Como parte da sociedade pode ter uma reação tão arrebatadora a obras de arte e ficar quieta com crianças expostas nas ruas? Como o prefeito da cidade é capaz de se pronunciar como um protetor da infância se não está nas ruas procurando soluções e acolhendo centenas delas?

Depois de deixar acabar a comida das unidades de acolhimento a moradores de rua, adultos e crianças, nos últimos meses, a prefeitura mobilizou a Igreja Universal pedindo doação para esses espaços. Na opinião de algumas pessoas que trabalham com ações de proteção a infância e juventude — que preferem não se identificar por receio de represálias — existe um claro desmonte da política pública para repassá-la a grupos religiosos. Dados da Secretaria Municipal de Assistência Social e Direitos Humanos apontam que existiam cerca de 11 mil pessoas morando nas ruas da cidade até o final do primeiro semestre de 2017, sendo cerca de 9% de crianças, adolescentes e jovens. Um quadro capaz de ser revertido.

O bonde que Crivella pegou, reagindo a obras de arte, faz parte de uma estratégia de setores conservadores da política brasileira para crescerem no meio da descrença generalizada a que assistimos com a política. Mais uma vez, usam da criação de tensões com a arte, criando inimigos, para se promoverem como guardiões da moral, do bom costume e receberem adesão aos seus grupos e posteriores candidatos. E, com isso, esvaziam a política como o espaço de possibilidade de diminuição das desigualdades sociais e proteção de direitos. Ficam repetindo a lógica do bem contra o mal para esconder fragilidades de seus projetos de poder que passam longe de melhorar a vida das pessoas.

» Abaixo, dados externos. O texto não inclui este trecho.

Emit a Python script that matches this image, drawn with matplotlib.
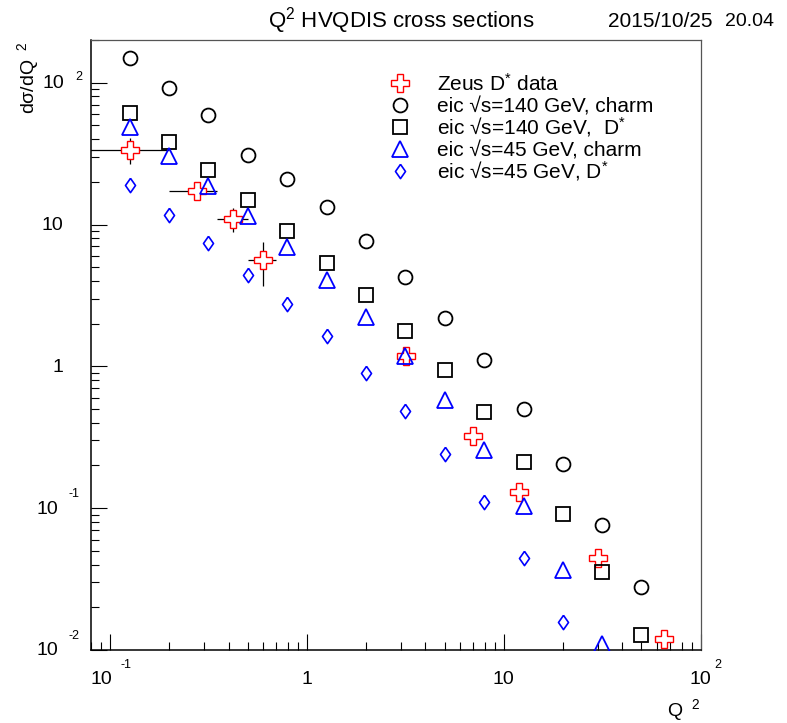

Está claro que a revolta produzida com a exposição “Queermuseu” e com a performance no MAM é fake, produzida, não tem como intenção a defesa de direitos para a infância. Em cada palavra dita nesse episódio existe a estimulação à violência nas redes e nas ruas. O papel de um gestor, nesse caso, seria juntar as instâncias da arte e de direitos da infância para encontrar uma saída.

Desejar que coisas estejam no fundo do mar é um ato falho, ao gosto de práticas autoritárias, aquelas que jogam as diferenças em calabouços ou no fundo do mar.